2023-01-03 TAP: An alternative to morse code?


TAP an alternative to morse? The Amateur Radio Weekly newsletter, which I have just started subscribing to, listed the TAP alternative to morse code as one of the most linked to articles of 2022. I had not heard about TAP before this, so I was interested in hearing more about it. The linked article is here:, but the possible use as an alternative to morse code that can relatively easily be picked up is interesting. It will be interesting to find out if any TAP nets or groups are on the air or online.














2023-01-01 Happy New Year and an ICOM update
ICOM Bandit: on FT8 no one cares if you're a dog.


Happy New Year! I hope 2023 is better for everyone than 2022 turned out.

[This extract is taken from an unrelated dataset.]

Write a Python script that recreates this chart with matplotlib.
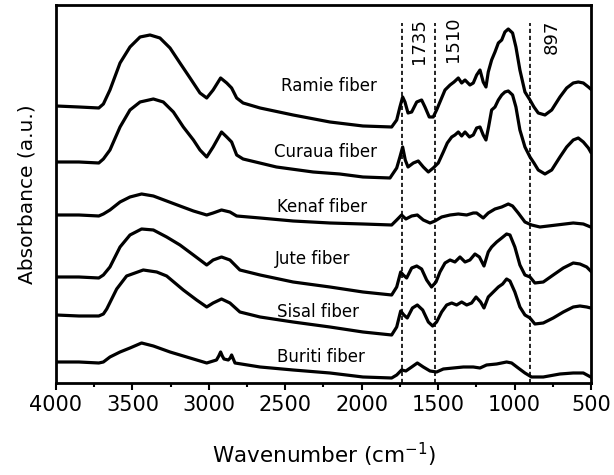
import matplotlib
matplotlib.use("Agg")
import matplotlib.pyplot as plt
from matplotlib.ticker import MultipleLocator

# FTIR spectra: (wavenumber cm-1, absorbance a.u.)
ramie = [(4000, 277), (3850, 276), (3720, 275), (3690, 279), (3647, 293), (3581, 320), (3516, 336),
         (3450, 346), (3385, 348), (3320, 345), (3254, 335), (3189, 320), (3123, 305), (3058, 290),
         (3014, 285), (2972, 293), (2923, 305), (2883, 300), (2851, 295), (2818, 285), (2776, 280),
         (2665, 275), (2449, 268), (2208, 261), (1992, 257), (1804, 256), (1771, 263), (1750, 276),
         (1732, 286), (1717, 281), (1697, 270), (1673, 271), (1640, 281), (1608, 283), (1586, 276),
         (1558, 266), (1532, 266), (1510, 273), (1488, 281), (1455, 293), (1422, 298), (1396, 301),
         (1368, 305), (1346, 300), (1324, 303), (1292, 298), (1270, 300), (1248, 308), (1226, 313),
         (1205, 301), (1187, 296), (1172, 311), (1150, 323), (1128, 331), (1106, 340), (1084, 343),
         (1063, 351), (1041, 354), (1013, 350), (991, 336), (965, 313), (932, 291), (899, 283),
         (873, 276), (845, 270), (801, 268), (757, 273), (703, 286), (659, 295), (616, 300),
         (583, 301), (550, 300), (517, 296), (502, 294)]

curaua = [(4000, 221), (3850, 221), (3720, 220), (3690, 224), (3647, 233), (3581, 256), (3516, 273),
          (3450, 281), (3363, 284), (3298, 281), (3232, 271), (3167, 256), (3101, 243), (3058, 233),
          (3014, 226), (2972, 236), (2917, 251), (2883, 246), (2851, 241), (2818, 228), (2776, 224),
          (2558, 216), (2318, 211), (2144, 209), (1992, 206), (1815, 205), (1771, 215), (1750, 226),
          (1732, 236), (1715, 223), (1697, 216), (1662, 220), (1630, 222), (1597, 216), (1564, 211),
          (1532, 215), (1499, 220), (1466, 231), (1440, 240), (1411, 246), (1390, 248), (1368, 251),
          (1346, 247), (1324, 251), (1295, 246), (1270, 248), (1248, 255), (1226, 256), (1205, 248),
          (1187, 243), (1170, 256), (1150, 273), (1128, 276), (1106, 283), (1084, 288), (1063, 291),
          (1041, 292), (1013, 288), (991, 276), (965, 253), (932, 236), (899, 226), (873, 220),
          (845, 213), (801, 209), (757, 213), (703, 226), (659, 236), (616, 243), (583, 245),
          (550, 241), (517, 235), (502, 231)]

kenaf = [(4000, 168), (3850, 168), (3720, 167), (3690, 169), (3647, 173), (3581, 181), (3516, 186),
         (3440, 189), (3363, 187), (3276, 182), (3189, 177), (3101, 172), (3014, 168), (2972, 170),
         (2917, 173), (2862, 171), (2818, 167), (2665, 165), (2449, 162), (2208, 160), (1992, 159),
         (1804, 158), (1771, 163), (1739, 168), (1711, 164), (1673, 167), (1636, 168), (1597, 163),
         (1553, 160), (1521, 162), (1477, 166), (1422, 168), (1368, 169), (1313, 168), (1270, 170),
         (1248, 170), (1205, 165), (1172, 170), (1128, 174), (1084, 176), (1041, 179), (1013, 177),
         (976, 170), (932, 161), (889, 158), (834, 156), (725, 158), (616, 160), (550, 159), (502, 156)]

jute = [(4000, 106), (3850, 106), (3720, 105), (3690, 108), (3647, 116), (3581, 136), (3516, 148),
        (3440, 154), (3363, 153), (3276, 146), (3189, 138), (3101, 128), (3014, 118), (2972, 123),
        (2917, 126), (2862, 123), (2797, 113), (2665, 108), (2449, 101), (2208, 96), (1992, 91),
        (1804, 88), (1771, 96), (1745, 111), (1728, 108), (1706, 105), (1673, 115), (1640, 117),
        (1608, 114), (1575, 103), (1543, 96), (1514, 101), (1488, 111), (1455, 120), (1422, 123),
        (1390, 121), (1357, 126), (1324, 121), (1292, 123), (1259, 129), (1230, 126), (1200, 117),
        (1172, 131), (1150, 136), (1117, 141), (1084, 145), (1052, 149), (1030, 148), (998, 136),
        (965, 118), (932, 108), (899, 106), (867, 100), (812, 101), (747, 108), (681, 115),
        (616, 120), (572, 119), (528, 116), (502, 112)]

sisal = [(4000, 68), (3850, 67), (3720, 67), (3690, 69), (3668, 74), (3603, 94), (3538, 107),
         (3429, 113), (3341, 111), (3276, 107), (3167, 93), (3080, 83), (3014, 76), (2972, 80),
         (2917, 84), (2862, 80), (2797, 71), (2665, 66), (2449, 61), (2208, 56), (1992, 51),
         (1804, 48), (1771, 56), (1745, 72), (1724, 68), (1702, 65), (1668, 75), (1636, 78),
         (1601, 73), (1564, 61), (1536, 57), (1510, 61), (1477, 71), (1444, 78), (1411, 80),
         (1379, 78), (1346, 81), (1313, 78), (1281, 80), (1252, 86), (1222, 81), (1200, 75),
         (1172, 86), (1139, 91), (1106, 96), (1078, 99), (1052, 104), (1030, 102), (998, 91),
         (965, 76), (932, 68), (899, 65), (867, 59), (812, 60), (747, 65), (681, 71), (616, 76),
         (572, 77), (528, 76), (502, 75)]

buriti = [(4000, 21), (3850, 21), (3720, 20), (3690, 21), (3647, 26), (3581, 31), (3516, 35),
          (3440, 40), (3363, 37), (3254, 31), (3145, 26), (3014, 20), (2950, 23), (2935, 27),
          (2923, 31), (2912, 27), (2901, 24), (2873, 23), (2860, 25), (2851, 28), (2840, 24),
          (2829, 20), (2665, 16), (2449, 13), (2208, 10), (1992, 6), (1804, 5), (1771, 8),
          (1739, 13), (1711, 12), (1673, 16), (1636, 20), (1597, 16), (1553, 12), (1510, 11),
          (1466, 14), (1401, 15), (1335, 16), (1270, 16), (1226, 15), (1183, 18), (1117, 19),
          (1052, 21), (1019, 20), (976, 15), (932, 10), (889, 6), (812, 6), (703, 9), (616, 10),
          (550, 10), (502, 6)]

spectra = [ramie, curaua, kenaf, jute, sisal, buriti]
names = ["Ramie fiber", "Curaua fiber", "Kenaf fiber", "Jute fiber", "Sisal fiber", "Buriti fiber"]
name_pos = [(2216, 297), (2235, 231), (2258, 176), (2322, 124), (2287, 71), (2269, 26)]

bands = [1735, 1520, 897]
band_labels = ["1735", "1510", "897"]
band_label_pos = [(1625, 342), (1405, 344), (755, 346)]

fig = plt.figure(figsize=(6.14, 4.75), dpi=100)
ax = fig.add_axes([0.0912, 0.1937, 0.8713, 0.7958])

for spec in spectra:
    wn, a = zip(*spec)
    ax.plot(wn, a, color="black", lw=2.3, solid_joinstyle="round")

for (x, y), name in zip(name_pos, names):
    ax.text(x, y, name, fontsize=12, ha="center", va="center")

ax.vlines(bands, 0, 360, colors="black", linestyles=(0, (2.5, 1.7)), lw=1.2)
for (x, y), lab in zip(band_label_pos, band_labels):
    ax.text(x, y, lab, fontsize=13, rotation=90, ha="center", va="center")

ax.set_xlim(4000, 500)
ax.set_ylim(0, 378)
ax.xaxis.set_major_locator(MultipleLocator(500))
ax.xaxis.set_minor_locator(MultipleLocator(250))
ax.tick_params(axis="x", which="major", direction="out", length=5, width=1.5, labelsize=15, pad=4)
ax.tick_params(axis="x", which="minor", direction="out", length=3, width=1.5)
ax.set_yticks([])
for s in ax.spines.values():
    s.set_linewidth(2)

ax.set_xlabel("Wavenumber (cm$^{-1}$)", fontsize=15.5, labelpad=18)
ax.set_ylabel("Absorbance (a.u.)", fontsize=14.5, labelpad=14)

fig.savefig("out.png", dpi=100)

There has not been a lot of ham radio activity over the last couple of weeks. I have been playing around with the ETON shortwave radio for a while, but I will talk more about that later. I am about to move my IC-705 from the ICOM LC-192 backpack to something that will fit better on my desk but still be ready to go portable. In preparation, I updated the IC-705 firmware from 1.26 to 1.32.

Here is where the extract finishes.